Neighbors on Delaware Street included Mrs Nelson next door, playmates Sandy and Barbara Hillman, Kenny Nevill and Dick Branz. I saw another friend, Buster Jacobsgard frequently because his dad and mine were avid bird hunters who carved wooden decoys wherever they could get together to do so (I still have a few of Dad’s old ducks and can’t believe the detail that went into them).
We’d drive on 66 in our ‘41 Oldsmobile whenever we went to the Jacobsgards or the Branzes. Usually we’d stop for gas at the intersection where Becker’s Marathon is now. There used to be gas stations at all four corners there! When we visited my grandparents in Milton, Illinois, we’d drive Route 66 south. This trip took us through strange-sounding places like Pontiac, Chenoa, Cayuga and Towanda that seemed to a boy as if they were on a different planet. One such trip on a snowy Christmas Day nearly ended in disaster when an old Ford with side curtains pulled across 66 in front of us.
After the war ended in 1945, my parents decided to move back “home.” It was a decision I didn’t understand and one that brought much sadness into my life. I remember pulling away from the big house on Delaware Street in the Olds for our new home in Pittsfield. The neighbors stood on the curb and waved. It was a sad event and for a long time I wondered when we were going back “home” to Dwight.

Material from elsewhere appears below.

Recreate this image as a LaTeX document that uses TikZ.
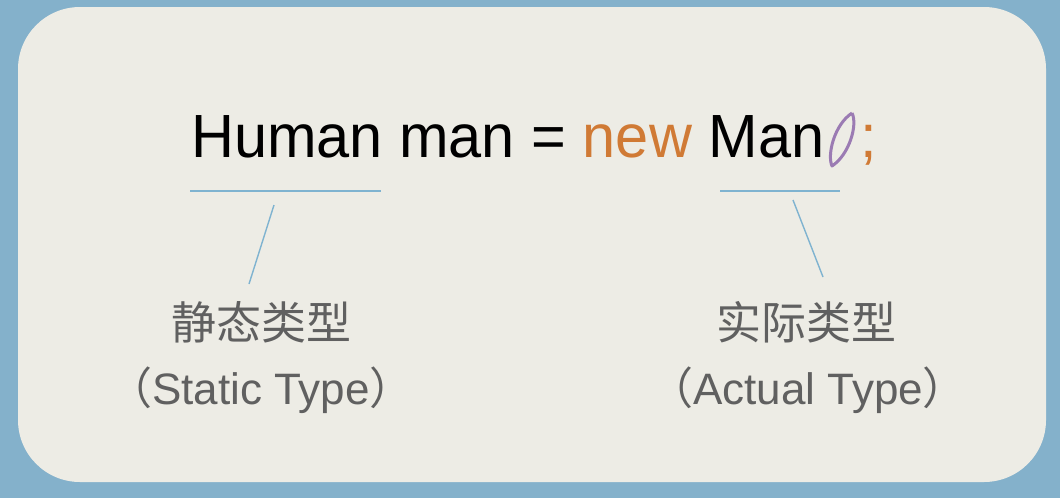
\documentclass[tikz,border=0pt]{standalone}
\usepackage{fontspec}
\setmainfont{Liberation Sans}
\newfontfamily\codefont[FakeStretch=0.975]{Liberation Sans}
\newfontfamily\cjk{Noto Sans CJK SC}
\definecolor{bgblue}{HTML}{84B1CB}
\definecolor{card}{HTML}{EDECE5}
\definecolor{lineblue}{HTML}{7FB3D0}
\definecolor{kworange}{HTML}{D07A35}
\definecolor{parpurple}{HTML}{9B7BB3}
\definecolor{labgray}{HTML}{606060}
\tikzset{
  underline/.style={draw=lineblue, line width=1.6pt},
  pointer/.style={draw=lineblue, line width=1.4pt},
  code/.style={font=\codefont\fontsize{61}{70}\selectfont, inner sep=0pt, anchor=base west},
  cnlabel/.style={font=\cjk\fontsize{45}{52}\selectfont, text=labgray, inner sep=0pt, anchor=base},
  enlabel/.style={font=\fontsize{44}{50}\selectfont, text=labgray, inner sep=0pt, anchor=base},
}
\begin{document}
\begin{tikzpicture}[x=1pt,y=-1pt]
\useasboundingbox (0,0) rectangle (1060,498);
\fill[bgblue] (0,0) rectangle (1060,498);
\fill[card, rounded corners=62pt] (18,7) rectangle (1046,482);
% code line
\node[code] (code) at (191,157) {Human man = \textcolor{kworange}{new} Man};
\draw[parpurple, line width=3pt, line join=round]
  (852,113) .. controls (834,125) and (827,155) .. (832,166)
  .. controls (849,155) and (858,125) .. (852,113);
\node[code, text=kworange] (semi) at (860,157) {;};
% underlines
\coordinate (l1) at (190,191); \coordinate (l2) at (381,191);
\coordinate (r1) at (720,191); \coordinate (r2) at (840,191);
\draw[underline] (l1) -- (l2);
\draw[underline] (r1) -- (r2);
% pointers
\coordinate (pl1) at (274,205); \coordinate (pl2) at (249,284);
\coordinate (pr1) at (793,200); \coordinate (pr2) at (823,277);
\draw[pointer] (pl1) -- (pl2);
\draw[pointer] (pr1) -- (pr2);
% labels
\node[cnlabel] (static) at (261,339) {静态类型};
\node[enlabel] (staticen) at (261,404) {{\cjk （}Static Type{\cjk ）}};
\node[cnlabel] (actual) at (806,339) {实际类型};
\node[enlabel] (actualen) at (808,404) {{\cjk （}Actual Type{\cjk ）}};
\end{tikzpicture}
\end{document}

I grew to love our new home, but never completely forgot about Dwight and Route 66. In 1956 when I was a rebellious teenager, I bought a ‘41 Olds coupe for the princely sum of $200. The car’s only redeeming quality was that it was virtually indestructible. One summer afternoon, for reasons understood only by me, I decided I wanted to see Dwight again and took off in that direction, No map was necessary because the route was indelibly etched in mind, including all the turns required to get through larger towns like Springfield and Bloomington, even though it had been 11 years since I’d made my last trip. I stopped for gas at Dixie Truckers Home. Dwight’s silhouette appeared just before dark and I made a right turn off 66 at the filling station corner. Another right turn by the Catholic Church and another block down at the Congregational Church put me on Delaware Street. I parked in front of Mrs Nielson’s house and spoke with her while she sat on her porch. To my amazement, she recognized me and I was transported back to 1945. Former parishioners Elmer and Mary Bundersen invited me to spend the night and I was thankful. I’m certain nobody understood why I was there alone, even thought I offered some vague explanation about wanting to see Dwight again. My plan to find a job and live there was, no doubt, cause for some concern. I had to rethink this during the night, but still looked around for some kind of work the next morning. Naturally, there was nothing for an unknown kid from out of town. I was secretly grateful.
I got in touch with my friend Dick Branz that afternoon. He was working nights at the Standard station on 66 and asked me to join him during his shift. We filled gas tanks, checked oil levels and washed windshields non-stop until midnight. Dick convinced me it would be a good idea for him to call my dad and let him know I was safe and sound. It was great to hear Dad’s voice and I was struck with a consuming case of homesickness. I spend the night at Dick’s house. The next morning, his mom fixed a breakfast feast. Later, I made one more trip around Dwight to burn it all into my memory. Then I pointed the Olds’ long hood south and drove back home on Route 66.
My wife Mary Sue and I have driven Illinois 66 many times as members of the state association. Each time, I get a feeling of euphoria. We always drive through Dwight, sown Delaware Street, past the old parsonage that I would dearly love to walk thought just once more, and park downtown to stroll the streets that were mine fifty years ago.
I know Thomas Wolfe probably never drove Route 66 – it’s one road that can still take you home!